▶ Exercise task:
Starting with the first line of the data below, copy each line up to and including the one containing "d3.select('#chart').attr('width', W).attr('height', H);". Pictures stay out.

▶ Data shown:
######
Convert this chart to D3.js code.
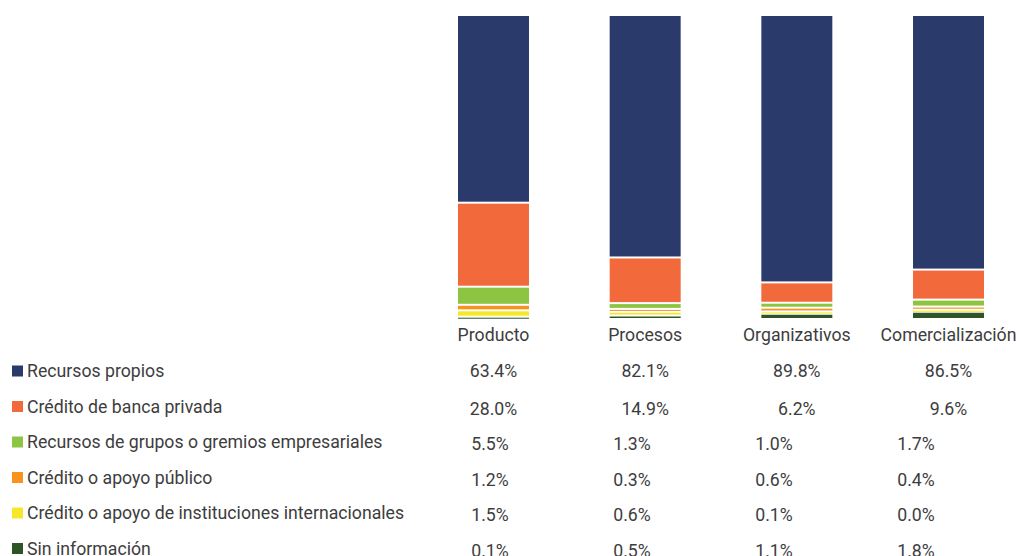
<!DOCTYPE html>
<html>
<head>
<meta charset="utf-8">
<script src="https://cdn.jsdelivr.net/npm/d3@7"></script>
<style>
  body { margin: 0; background: #fff; }
  text { font-family: Roboto, "Noto Sans", sans-serif; font-size: 17.7px; fill: #3d3d3d; }
</style>
</head>
<body>
<svg id="chart"></svg>
<script>
var categories = ['Producto', 'Procesos', 'Organizativos', 'Comercialización'];
var series = ['Recursos propios', 'Crédito de banca privada', 'Recursos de grupos o gremios empresariales',
              'Crédito o apoyo público', 'Crédito o apoyo de instituciones internacionales', 'Sin información'];
var recursosPropios   = [63.4, 82.1, 89.8, 86.5];
var bancaPrivada      = [28.0, 14.9, 6.2, 9.6];
var gruposGremios     = [5.5, 1.3, 1.0, 1.7];
var apoyoPublico      = [1.2, 0.3, 0.6, 0.4];
var internacionales   = [1.5, 0.6, 0.1, 0.0];
var sinInformacion    = [0.1, 0.5, 1.1, 1.8];
var colors = ['#2a3b6b', '#f26a3c', '#8cc542', '#f7931e', '#f5e829', '#2f5526'];

var values = [recursosPropios, bancaPrivada, gruposGremios, apoyoPublico, internacionales, sinInformacion];
var table = categories.map(function(c, i) {
    var row = {cat: c};
    series.forEach(function(s, j) { row[s] = values[j][i]; });
    return row;
});

var W = 1019, H = 556;
var svg = d3.select('#chart').attr('width', W).attr('height', H);

var gap = 2, barTop = 16, barBottom = 318;
var nGaps = series.length - 1;
var x = d3.scaleBand().domain(categories).range([458, 984]).paddingInner(0.532).paddingOuter(0);
// share of the bar -> pixel height (white gaps between segments taken out)
var h = d3.scaleLinear().domain([0, 1]).range([0, barBottom - barTop - nGaps * gap]);
var color = d3.scaleOrdinal().domain(series).range(colors);
var rowY = d3.scalePoint().domain(series).range([371, 548.5]);
var lowX = d3.scalePoint().domain(categories).range([490, 916]);

// stack from the bottom: last series at the bottom
var stack = d3.stack().keys(series.slice().reverse()).offset(d3.stackOffsetExpand);
var layers = stack(table);

var g = svg.append('g');
g.selectAll('g.layer').data(layers).enter().append('g')
    .attr('class', 'layer')
    .attr('fill', function(d) { return color(d.key); })
  .each(function(layer, k) {
      var above = nGaps - k;
      d3.select(this).selectAll('rect').data(layer).enter().append('rect')
        .attr('x', function(d) { return x(d.data.cat); })
        .attr('width', x.bandwidth())
        .attr('y', function(d) { return barTop + h(1 - d[1]) + above * gap; })
        .attr('height', function(d) { return Math.max(1, h(d[1] - d[0])); });
  });

// category labels
svg.selectAll('text.cat').data(categories).enter().append('text')
    .attr('class', 'cat')
    .attr('x', function(d) { return x(d) + x.bandwidth() / 2; })
    .attr('y', 335)
    .attr('text-anchor', 'middle')
    .attr('dominant-baseline', 'central')
    .text(function(d) { return d; });

// legend rows
var rows = svg.selectAll('g.row').data(series).enter().append('g')
    .attr('class', 'row')
    .attr('transform', function(d) { return 'translate(0,' + rowY(d) + ')'; });
rows.append('rect').attr('x', 12).attr('y', -5.5).attr('width', 11).attr('height', 11)
    .attr('fill', function(d) { return color(d); });
rows.append('text').attr('x', 27).attr('dominant-baseline', 'central').text(function(d) { return d; });

// values
rows.each(function(s, j) {
    d3.select(this).selectAll('text.val').data(table).enter().append('text')
        .attr('class', 'val')
        .attr('x', function(d) { return j < 2 ? x(d.cat) + x.bandwidth() / 2 : lowX(d.cat); })
        .attr('y', j === 0 ? 0 : 2)
        .attr('text-anchor', 'middle')
        .attr('dominant-baseline', 'central')
        .text(function(d) { return d[s].toFixed(1) + '%'; });
});
</script>
</body>
</html>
######
▶ The output:
Convert this chart to D3.js code.
<!DOCTYPE html>
<html>
<head>
<meta charset="utf-8">
<script src="https://cdn.jsdelivr.net/npm/d3@7"></script>
<style>
  body { margin: 0; background: #fff; }
  text { font-family: Roboto, "Noto Sans", sans-serif; font-size: 17.7px; fill: #3d3d3d; }
</style>
</head>
<body>
<svg id="chart"></svg>
<script>
var categories = ['Producto', 'Procesos', 'Organizativos', 'Comercialización'];
var series = ['Recursos propios', 'Crédito de banca privada', 'Recursos de grupos o gremios empresariales',
              'Crédito o apoyo público', 'Crédito o apoyo de instituciones internacionales', 'Sin información'];
var recursosPropios   = [63.4, 82.1, 89.8, 86.5];
var bancaPrivada      = [28.0, 14.9, 6.2, 9.6];
var gruposGremios     = [5.5, 1.3, 1.0, 1.7];
var apoyoPublico      = [1.2, 0.3, 0.6, 0.4];
var internacionales   = [1.5, 0.6, 0.1, 0.0];
var sinInformacion    = [0.1, 0.5, 1.1, 1.8];
var colors = ['#2a3b6b', '#f26a3c', '#8cc542', '#f7931e', '#f5e829', '#2f5526'];

var values = [recursosPropios, bancaPrivada, gruposGremios, apoyoPublico, internacionales, sinInformacion];
var table = categories.map(function(c, i) {
    var row = {cat: c};
    series.forEach(function(s, j) { row[s] = values[j][i]; });
    return row;
});

var W = 1019, H = 556;
var svg = d3.select('#chart').attr('width', W).attr('height', H);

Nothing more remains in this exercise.